Health insurance is basically a contract, written in the form of a policy, in which consumers agree to make monthly payments in exchange for insurance companies agreeing to pay for things such as doctor and hospital visits if policyholders get ill, notes Lee Ann Obringer and Melissa Jeffries for HowStuffWorks. The monthly payments made by consumers are called premiums. Some insurance policies also cover expenses related to prevention of health problems and pay for visits such as annual physicals.
When companies issue health insurance policies, they assume they will take in more money through premium collections than they will pay out to customers, states Obringer and Jeffries. Health insurance policies may include a breakdown of how much insurance companies pay and how much policyholders pay by specifying co-payments. Co-payments are the amount a policyholder pays for visits. For example, a policy may specify a patient pays $30 for a single visit, while his insurance company pays the rest.
Health insurance policies may also contain deductibles, which are minimum amounts that bills must reach before insurance companies contribute toward payments, according to Obringer and Jeffries.
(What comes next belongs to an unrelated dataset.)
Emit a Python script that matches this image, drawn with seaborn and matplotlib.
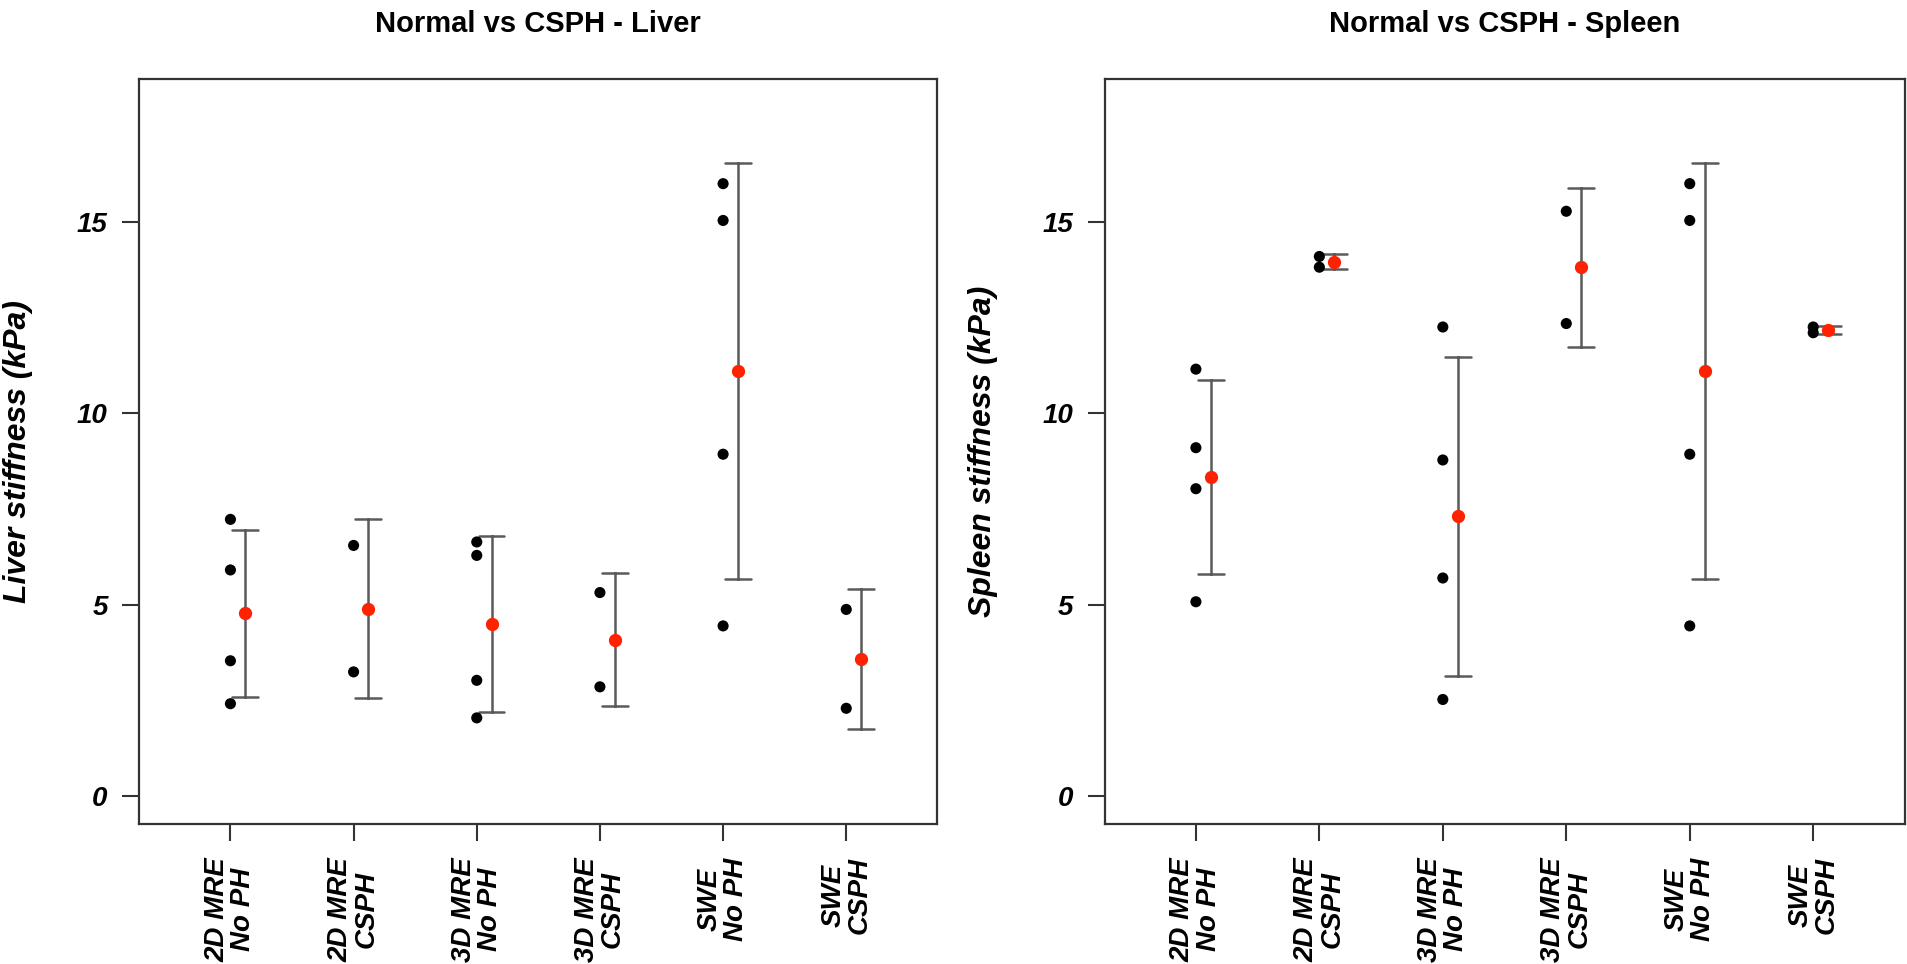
import matplotlib
matplotlib.use("Agg")
import matplotlib.pyplot as plt
import numpy as np
import pandas as pd
import seaborn as sns

categories = ["2D MRE\nNo PH", "2D MRE\nCSPH", "3D MRE\nNo PH",
              "3D MRE\nCSPH", "SWE\nNo PH", "SWE\nCSPH"]

# liver stiffness (kPa), one list per group
liver_2d_noph = [7.23, 5.91, 3.54, 2.42]
liver_2d_csph = [6.55, 3.25]
liver_3d_noph = [6.64, 6.29, 3.03, 2.05]
liver_3d_csph = [5.32, 2.86]
liver_swe_noph = [15.99, 15.03, 8.93, 4.45]
liver_swe_csph = [4.88, 2.30]

# spleen stiffness (kPa)
spleen_2d_noph = [11.15, 9.10, 8.03, 5.08]
spleen_2d_csph = [14.09, 13.81]
spleen_3d_noph = [12.25, 8.78, 5.70, 2.53]
spleen_3d_csph = [15.27, 12.34]
spleen_swe_noph = [15.99, 15.03, 8.93, 4.45]
spleen_swe_csph = [12.25, 12.10]

yticks = [0, 5, 10, 15]


def make_df(groups):
    rows = []
    for i, vals in enumerate(groups):
        for v in vals:
            rows.append({"pos": i, "stiffness": v})
    return pd.DataFrame(rows)


def draw_panel(ax, df, title, ylabel):
    # raw values
    sns.scatterplot(data=df, x="pos", y="stiffness", color="black", s=64,
                    edgecolor="none", legend=False, ax=ax, zorder=3)
    # mean +/- sd, shifted a bit right of the raw points
    sns.pointplot(data=df.assign(pos=df["pos"] + 0.12), x="pos", y="stiffness",
                  native_scale=True, errorbar="sd", capsize=0.21,
                  linestyle="none", color="#ff2200", marker="o", markersize=7.5,
                  err_kws={"color": "#5a5a5a", "linewidth": 1.8, "zorder": 2},
                  zorder=4, ax=ax)

    ax.set_xlim(-0.74, 5.74)
    ax.set_ylim(-0.72, 18.72)
    ax.set_xticks(range(len(categories)))
    ax.set_xticklabels(categories, rotation=90, ha="center", va="top",
                       multialignment="center", linespacing=1.0)
    ax.set_yticks(yticks)
    ax.set_xlabel("")
    ax.set_ylabel(ylabel, fontsize=23, fontweight="bold", fontstyle="italic",
                  color="black")
    ax.yaxis.set_label_coords(-0.133, 0.5)
    ax.set_title(title, fontsize=21, fontweight="bold", pad=34, color="black")

    ax.tick_params(length=12, width=1.5, color="#333333", labelsize=20,
                   labelcolor="black", bottom=True, left=True)
    ax.tick_params(axis="y", pad=10.8)
    ax.tick_params(axis="x", pad=12)
    for lab in ax.get_xticklabels() + ax.get_yticklabels():
        lab.set_fontweight("bold")
        lab.set_fontstyle("italic")
    for sp in ax.spines.values():
        sp.set_visible(True)
        sp.set_color("#333333")
        sp.set_linewidth(1.6)


sns.set_style("ticks")
plt.rcParams["font.family"] = ["Liberation Sans", "DejaVu Sans"]
plt.rcParams["text.color"] = "black"

liver_df = make_df([liver_2d_noph, liver_2d_csph, liver_3d_noph,
                    liver_3d_csph, liver_swe_noph, liver_swe_csph])
spleen_df = make_df([spleen_2d_noph, spleen_2d_csph, spleen_3d_noph,
                     spleen_3d_csph, spleen_swe_noph, spleen_swe_csph])

fig = plt.figure(figsize=(19.08, 9.64), dpi=100)
ax1 = fig.add_axes([0.073, 0.1452, 0.4183, 0.7728])
ax2 = fig.add_axes([0.5789, 0.1452, 0.4193, 0.7728])

draw_panel(ax1, liver_df, "Normal vs CSPH - Liver", "Liver stiffness (kPa)")
draw_panel(ax2, spleen_df, "Normal vs CSPH - Spleen", "Spleen stiffness (kPa)")

fig.savefig("out.png", dpi=100)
If a patient has a $100 deductible and his doctor bill is $90, the insurance company does not contribute toward the bill. Insurance companies may also offer health insurance policies that include maximum amounts they are willing to pay toward medical bills. People can get health insurance through their jobs if their employers offer coverage or purchase coverage on their own. Different types of health insurance policies are available that cover individuals, spouses and children, and other dependents.